→ **GIVEN EXERCISE**
Scan the records below for the line with "Give me the matplotlib source for this chart." and the line with "x = list(range(len(categories)))", and retype that range exactly, both ends included, pictures excepted.

───── DATA SUPPLIED

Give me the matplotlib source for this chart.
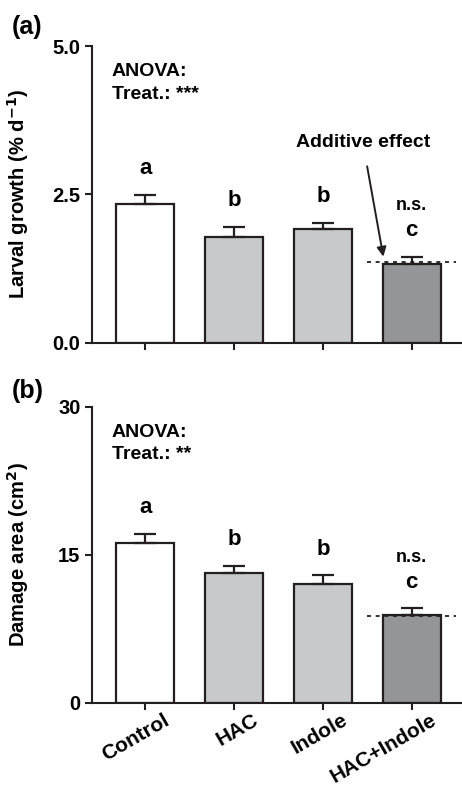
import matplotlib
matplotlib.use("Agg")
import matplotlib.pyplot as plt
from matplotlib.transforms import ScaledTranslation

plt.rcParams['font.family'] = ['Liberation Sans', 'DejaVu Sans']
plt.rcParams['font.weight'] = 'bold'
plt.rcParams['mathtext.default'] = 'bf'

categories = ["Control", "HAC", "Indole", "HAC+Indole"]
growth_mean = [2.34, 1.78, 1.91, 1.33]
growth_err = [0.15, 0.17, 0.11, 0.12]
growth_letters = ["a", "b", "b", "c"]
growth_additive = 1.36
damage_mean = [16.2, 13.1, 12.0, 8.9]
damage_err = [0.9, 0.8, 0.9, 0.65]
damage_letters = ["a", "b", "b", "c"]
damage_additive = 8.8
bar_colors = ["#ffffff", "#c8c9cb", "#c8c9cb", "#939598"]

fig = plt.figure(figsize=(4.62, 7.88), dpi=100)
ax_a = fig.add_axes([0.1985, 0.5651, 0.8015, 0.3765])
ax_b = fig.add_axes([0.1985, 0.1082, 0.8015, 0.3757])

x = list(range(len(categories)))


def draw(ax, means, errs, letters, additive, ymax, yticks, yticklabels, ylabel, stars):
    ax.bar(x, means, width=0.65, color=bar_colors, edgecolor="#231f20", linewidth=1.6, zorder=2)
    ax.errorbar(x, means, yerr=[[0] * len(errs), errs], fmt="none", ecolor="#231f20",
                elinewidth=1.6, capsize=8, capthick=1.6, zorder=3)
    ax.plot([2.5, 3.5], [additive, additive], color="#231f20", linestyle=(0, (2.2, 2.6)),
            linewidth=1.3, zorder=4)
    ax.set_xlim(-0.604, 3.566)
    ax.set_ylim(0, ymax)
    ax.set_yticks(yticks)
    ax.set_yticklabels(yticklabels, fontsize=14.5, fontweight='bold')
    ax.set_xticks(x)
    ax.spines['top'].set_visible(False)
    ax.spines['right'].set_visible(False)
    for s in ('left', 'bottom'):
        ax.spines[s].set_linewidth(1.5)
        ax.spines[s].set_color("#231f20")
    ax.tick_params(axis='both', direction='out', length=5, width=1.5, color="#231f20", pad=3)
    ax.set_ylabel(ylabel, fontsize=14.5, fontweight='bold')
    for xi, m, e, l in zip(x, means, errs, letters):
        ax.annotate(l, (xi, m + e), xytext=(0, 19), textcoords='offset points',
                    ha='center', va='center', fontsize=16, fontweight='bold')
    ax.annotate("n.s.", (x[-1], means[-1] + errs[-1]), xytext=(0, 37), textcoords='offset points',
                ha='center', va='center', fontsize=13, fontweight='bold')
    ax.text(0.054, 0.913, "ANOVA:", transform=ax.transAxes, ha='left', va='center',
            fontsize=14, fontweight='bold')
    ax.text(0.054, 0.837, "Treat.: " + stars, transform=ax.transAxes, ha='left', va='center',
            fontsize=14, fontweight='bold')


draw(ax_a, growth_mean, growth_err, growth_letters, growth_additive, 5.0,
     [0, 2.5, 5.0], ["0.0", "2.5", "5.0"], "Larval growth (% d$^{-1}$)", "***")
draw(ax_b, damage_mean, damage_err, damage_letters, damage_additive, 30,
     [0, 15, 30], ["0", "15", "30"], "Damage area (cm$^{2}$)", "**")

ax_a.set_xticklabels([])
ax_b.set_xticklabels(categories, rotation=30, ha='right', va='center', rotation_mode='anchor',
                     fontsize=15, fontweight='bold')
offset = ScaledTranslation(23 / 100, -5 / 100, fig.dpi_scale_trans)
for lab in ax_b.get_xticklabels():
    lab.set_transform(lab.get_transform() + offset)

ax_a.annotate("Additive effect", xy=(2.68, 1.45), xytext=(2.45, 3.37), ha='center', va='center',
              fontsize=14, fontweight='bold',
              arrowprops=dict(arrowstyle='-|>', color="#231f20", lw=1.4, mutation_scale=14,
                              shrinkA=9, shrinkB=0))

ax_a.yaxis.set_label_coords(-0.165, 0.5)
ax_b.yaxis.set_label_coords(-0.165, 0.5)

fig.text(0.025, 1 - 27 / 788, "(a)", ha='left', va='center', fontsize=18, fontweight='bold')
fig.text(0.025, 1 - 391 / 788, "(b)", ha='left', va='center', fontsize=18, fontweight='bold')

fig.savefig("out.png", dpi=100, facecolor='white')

──────────
───── DATA SUPPLIED

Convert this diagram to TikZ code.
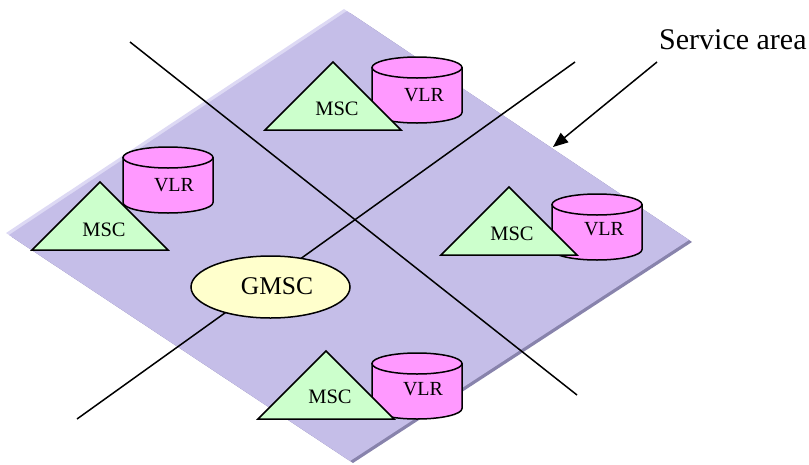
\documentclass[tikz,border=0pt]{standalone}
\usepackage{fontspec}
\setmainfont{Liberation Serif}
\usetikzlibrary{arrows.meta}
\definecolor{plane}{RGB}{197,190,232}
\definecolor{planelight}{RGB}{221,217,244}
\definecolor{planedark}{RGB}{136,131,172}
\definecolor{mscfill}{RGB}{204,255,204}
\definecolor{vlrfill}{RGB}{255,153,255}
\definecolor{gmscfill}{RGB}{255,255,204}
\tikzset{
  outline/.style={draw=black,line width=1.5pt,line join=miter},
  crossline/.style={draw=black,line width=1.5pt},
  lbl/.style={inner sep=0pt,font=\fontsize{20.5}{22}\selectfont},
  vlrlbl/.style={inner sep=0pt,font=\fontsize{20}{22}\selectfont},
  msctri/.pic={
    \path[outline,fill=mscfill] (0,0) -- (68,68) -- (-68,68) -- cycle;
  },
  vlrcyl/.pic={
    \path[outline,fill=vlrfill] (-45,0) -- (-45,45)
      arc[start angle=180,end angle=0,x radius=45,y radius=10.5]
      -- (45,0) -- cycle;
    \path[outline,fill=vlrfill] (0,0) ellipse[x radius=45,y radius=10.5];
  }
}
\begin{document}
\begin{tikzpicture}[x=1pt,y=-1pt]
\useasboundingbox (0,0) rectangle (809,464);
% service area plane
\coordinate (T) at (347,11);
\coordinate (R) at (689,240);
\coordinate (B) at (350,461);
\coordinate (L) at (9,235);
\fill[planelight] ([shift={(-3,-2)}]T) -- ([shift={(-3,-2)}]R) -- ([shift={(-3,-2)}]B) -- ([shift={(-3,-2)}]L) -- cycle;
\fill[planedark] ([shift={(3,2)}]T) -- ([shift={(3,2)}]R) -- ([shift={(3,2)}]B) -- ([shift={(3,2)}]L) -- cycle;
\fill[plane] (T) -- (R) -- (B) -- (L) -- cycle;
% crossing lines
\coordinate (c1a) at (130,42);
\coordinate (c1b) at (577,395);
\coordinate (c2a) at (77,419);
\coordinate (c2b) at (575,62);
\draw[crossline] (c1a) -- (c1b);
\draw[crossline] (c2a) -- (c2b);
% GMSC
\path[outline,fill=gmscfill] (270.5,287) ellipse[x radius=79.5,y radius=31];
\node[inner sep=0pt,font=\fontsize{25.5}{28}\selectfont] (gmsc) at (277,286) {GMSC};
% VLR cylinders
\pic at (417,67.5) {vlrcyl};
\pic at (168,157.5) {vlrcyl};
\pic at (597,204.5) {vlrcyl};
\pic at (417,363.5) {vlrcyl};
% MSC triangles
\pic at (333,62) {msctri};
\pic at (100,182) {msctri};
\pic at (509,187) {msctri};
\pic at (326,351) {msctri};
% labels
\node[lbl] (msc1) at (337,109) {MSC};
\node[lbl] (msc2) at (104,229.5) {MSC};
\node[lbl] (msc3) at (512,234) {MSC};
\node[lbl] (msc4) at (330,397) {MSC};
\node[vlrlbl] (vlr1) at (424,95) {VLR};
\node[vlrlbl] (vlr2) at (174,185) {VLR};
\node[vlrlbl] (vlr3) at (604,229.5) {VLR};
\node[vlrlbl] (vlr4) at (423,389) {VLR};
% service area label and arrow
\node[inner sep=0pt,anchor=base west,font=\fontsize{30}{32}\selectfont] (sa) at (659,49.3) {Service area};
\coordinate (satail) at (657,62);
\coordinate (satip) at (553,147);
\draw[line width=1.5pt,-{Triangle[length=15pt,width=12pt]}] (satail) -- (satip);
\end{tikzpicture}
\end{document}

──────────

→ **FINAL ANSWER**
Give me the matplotlib source for this chart.
import matplotlib
matplotlib.use("Agg")
import matplotlib.pyplot as plt
from matplotlib.transforms import ScaledTranslation

plt.rcParams['font.family'] = ['Liberation Sans', 'DejaVu Sans']
plt.rcParams['font.weight'] = 'bold'
plt.rcParams['mathtext.default'] = 'bf'

categories = ["Control", "HAC", "Indole", "HAC+Indole"]
growth_mean = [2.34, 1.78, 1.91, 1.33]
growth_err = [0.15, 0.17, 0.11, 0.12]
growth_letters = ["a", "b", "b", "c"]
growth_additive = 1.36
damage_mean = [16.2, 13.1, 12.0, 8.9]
damage_err = [0.9, 0.8, 0.9, 0.65]
damage_letters = ["a", "b", "b", "c"]
damage_additive = 8.8
bar_colors = ["#ffffff", "#c8c9cb", "#c8c9cb", "#939598"]

fig = plt.figure(figsize=(4.62, 7.88), dpi=100)
ax_a = fig.add_axes([0.1985, 0.5651, 0.8015, 0.3765])
ax_b = fig.add_axes([0.1985, 0.1082, 0.8015, 0.3757])

x = list(range(len(categories)))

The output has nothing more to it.